Shustir
- Company type: Private company
- Industry: Online retail
- Founded: 2009; 16 years ago
- Founders: Shulammite Kim and Khanh Pham
- Defunct: 2014
- Fate: Unknown
- Headquarters: United States
- Area served: United States
- Products: Online selling web site
- Website: shustir.com ^{[dead link‍]} Archived January 7, 2014, at the Wayback Machine

= Shustir =

Defunct American online retail website company

Shustir was an American website that connected small businesses with consumers who preferred to buy locally, and from independent retailers and professionals. It enabled small businesses to set up virtual storefronts to sell their goods and services, improve visibility in search engines, and communicate with prospective customers and clients through community building and social networking.

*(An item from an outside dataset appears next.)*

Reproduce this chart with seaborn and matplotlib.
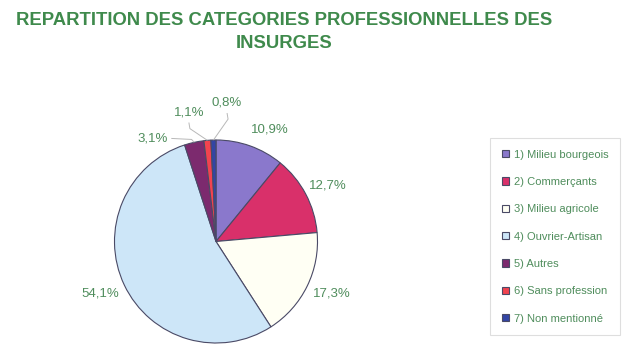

The site earned revenue through sales of display advertising and monthly premium storefront subscriptions.

== History ==
On May 28, 2009, Co-founders Shulammite Kim and Khanh Pham launched Shustir.com. Prior to starting Shustir.com, Kim and Pham were former colleagues in the Lehman Brothers Global Real Estate Group and worked as senior investment professionals for over eight years prior to the firm's collapse in 2008.

Kim and Pham developed Shustir.com to meet the need of small businesses to have a web presence. Only a reported 44% of small businesses had website even though 92% of all online consumers tended to shop locally (source: WebVisible/Nielsen Online) Despite the recession's onset, online sales increased in 2008.

Shustir.com was a Web 2.0 marketplace that combines e-commerce functionality with social media and social networking tools to form a platform for small businesses to not only sell their goods and services online to increase their revenues, but also to connect with more consumers beyond their geographic locales and grow their businesses.

The site was geared to help consumers find and buy from local and independent businesses, citing growing desires to keep money in local communities and obtain higher-quality products and services. Studies conducted by Civic Economics have found that spending with local businesses returns a majority of each dollar received back to their own communities.

The site was funded from the principals' personal savings and a private angel investor. The site was taking off-line in 2014.